**What this task involves**
Output every line of the material exactly, omitting images.
** Start of Given information **
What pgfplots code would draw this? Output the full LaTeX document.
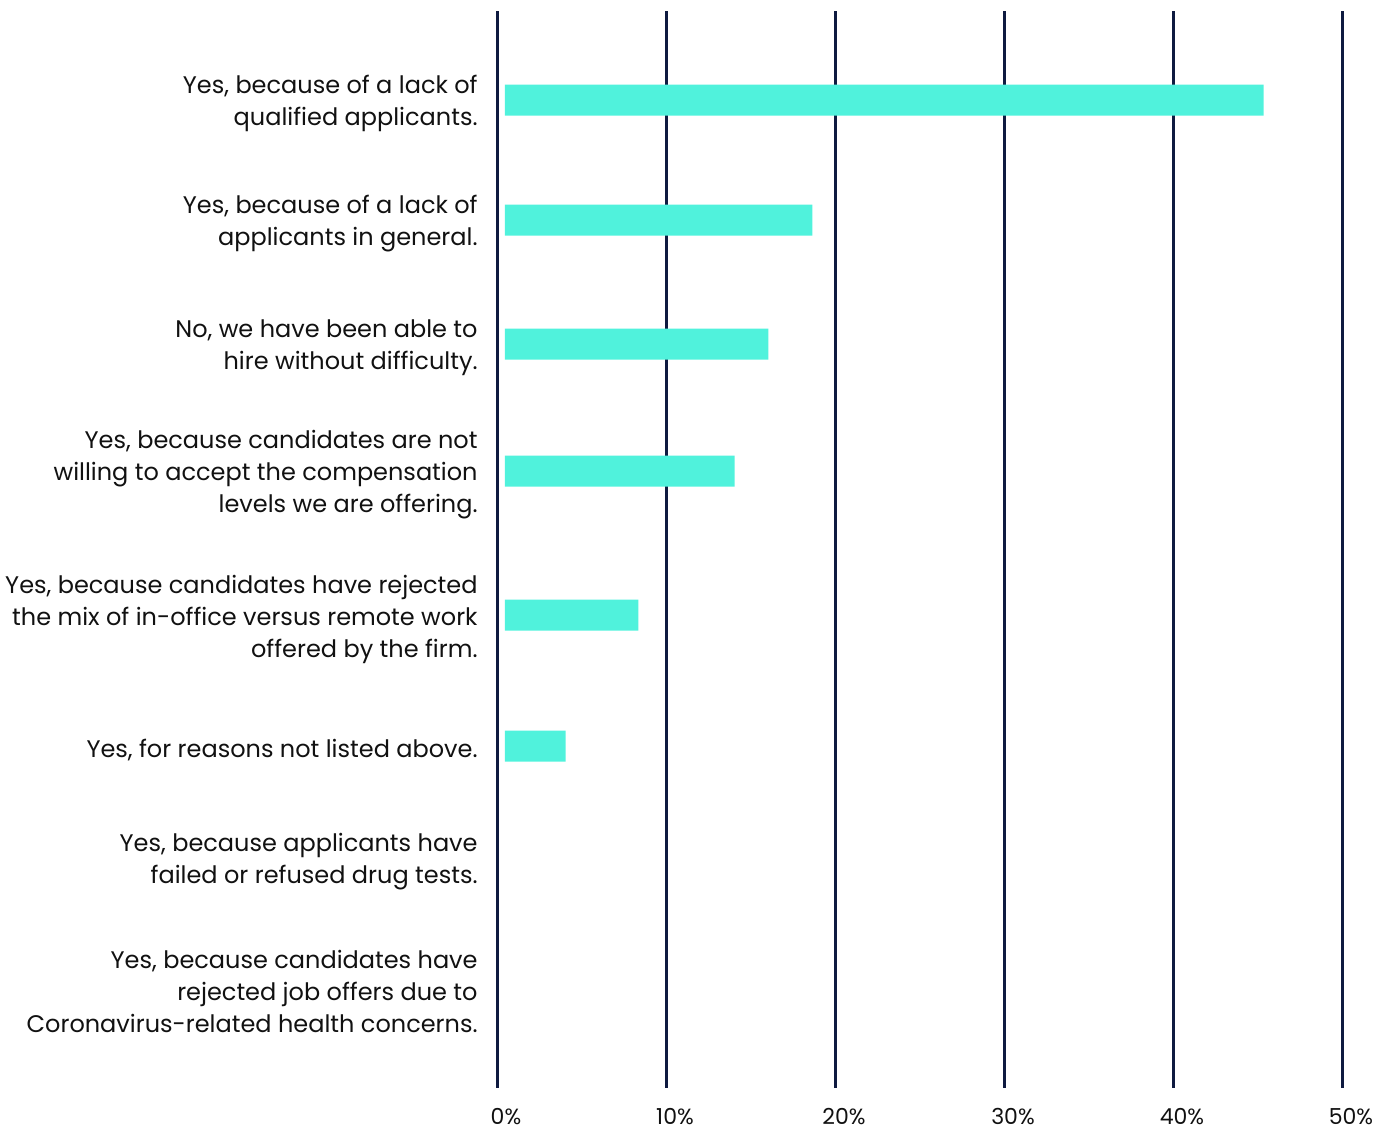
\documentclass[border=0pt]{standalone}
\usepackage{pgfplots}
\pgfplotsset{compat=1.18}
\usepackage{pgfplotstable}
\usepackage{fontspec}
\setmainfont{Poppins}
\definecolor{barc}{HTML}{50F2DC}
\definecolor{gridc}{HTML}{0E1A40}
\definecolor{txt}{HTML}{111111}
\pgfplotstableread{
y v
100 45.3
220 18.6
344 16.0
471 14.0
615 8.3
746 4.0
859 0
988 0
}\data
\begin{document}
\begin{tikzpicture}
\begin{axis}[
  width=422.5pt, height=538.5pt, scale only axis,
  xmin=0, xmax=50, ymin=11, ymax=1088, y dir=reverse,
  xbar stacked, bar width=31,
  axis line style={draw=none},
  major tick length=0pt,
  xtick={0,10,20,30,40,50},
  xticklabels={0\%,10\%,20\%,30\%,40\%,50\%},
  xticklabel style={anchor=north, inner sep=0pt, yshift=-10pt, xshift=4pt, font=\fontsize{11}{13}\selectfont, text=txt},
  ytick={100,221,345,472,616,747,859,988},
  yticklabels={{Yes, because of a lack of\\qualified applicants.},
    {Yes, because of a lack of\\applicants in general.},
    {No, we have been able to\\hire without difficulty.},
    {Yes, because candidates are not\\willing to accept the compensation\\levels we are offering.},
    {Yes, because candidates have rejected\\the mix of in-office versus remote work\\offered by the firm.},
    {Yes, for reasons not listed above.},
    {Yes, because applicants have\\failed or refused drug tests.},
    {Yes, because candidates have\\rejected job offers due to\\Coronavirus-related health concerns.}},
  yticklabel style={anchor=east, align=right, inner sep=0pt, xshift=-10pt, yshift=-1.5pt, font=\fontsize{12}{16}\selectfont, text=txt},
  xmajorgrids, ymajorgrids=false,
  grid style={gridc, line width=1.5pt},
  clip=false,
]
\addplot[draw=none, fill=none] table[y=y, x expr=0.4] {\data};
\addplot[draw=none, fill=barc] table[y=y, x expr={max(\thisrow{v}-0.4,0)}] {\data};
\coordinate (o) at (axis cs:0,1088);
\end{axis}
\pgfresetboundingbox
\path[use as bounding box] ([shift={(-249pt,-21pt)}]o) rectangle ++(695pt,565pt);
\end{tikzpicture}
\end{document}
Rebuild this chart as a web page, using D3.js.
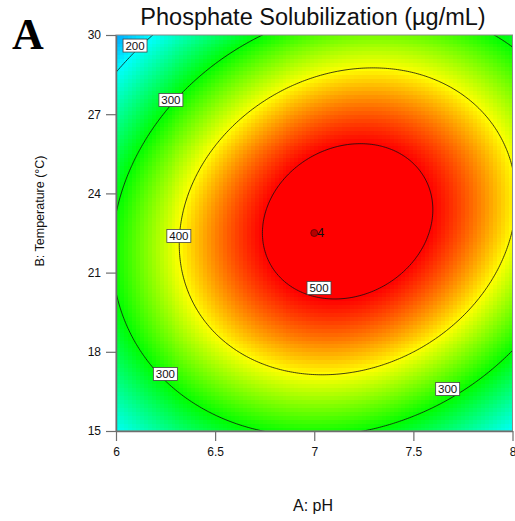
** End of Given information **
**Result for this task**
What pgfplots code would draw this? Output the full LaTeX document.
\documentclass[border=0pt]{standalone}
\usepackage{pgfplots}
\pgfplotsset{compat=1.18}
\usepackage{pgfplotstable}
\usepackage{fontspec}
\setmainfont{Poppins}
\definecolor{barc}{HTML}{50F2DC}
\definecolor{gridc}{HTML}{0E1A40}
\definecolor{txt}{HTML}{111111}
\pgfplotstableread{
y v
100 45.3
220 18.6
344 16.0
471 14.0
615 8.3
746 4.0
859 0
988 0
}\data
\begin{document}
\begin{tikzpicture}
\begin{axis}[
  width=422.5pt, height=538.5pt, scale only axis,
  xmin=0, xmax=50, ymin=11, ymax=1088, y dir=reverse,
  xbar stacked, bar width=31,
  axis line style={draw=none},
  major tick length=0pt,
  xtick={0,10,20,30,40,50},
  xticklabels={0\%,10\%,20\%,30\%,40\%,50\%},
  xticklabel style={anchor=north, inner sep=0pt, yshift=-10pt, xshift=4pt, font=\fontsize{11}{13}\selectfont, text=txt},
  ytick={100,221,345,472,616,747,859,988},
  yticklabels={{Yes, because of a lack of\\qualified applicants.},
    {Yes, because of a lack of\\applicants in general.},
    {No, we have been able to\\hire without difficulty.},
    {Yes, because candidates are not\\willing to accept the compensation\\levels we are offering.},
    {Yes, because candidates have rejected\\the mix of in-office versus remote work\\offered by the firm.},
    {Yes, for reasons not listed above.},
    {Yes, because applicants have\\failed or refused drug tests.},
    {Yes, because candidates have\\rejected job offers due to\\Coronavirus-related health concerns.}},
  yticklabel style={anchor=east, align=right, inner sep=0pt, xshift=-10pt, yshift=-1.5pt, font=\fontsize{12}{16}\selectfont, text=txt},
  xmajorgrids, ymajorgrids=false,
  grid style={gridc, line width=1.5pt},
  clip=false,
]
\addplot[draw=none, fill=none] table[y=y, x expr=0.4] {\data};
\addplot[draw=none, fill=barc] table[y=y, x expr={max(\thisrow{v}-0.4,0)}] {\data};
\coordinate (o) at (axis cs:0,1088);
\end{axis}
\pgfresetboundingbox
\path[use as bounding box] ([shift={(-249pt,-21pt)}]o) rectangle ++(695pt,565pt);
\end{tikzpicture}
\end{document}
Rebuild this chart as a web page, using D3.js.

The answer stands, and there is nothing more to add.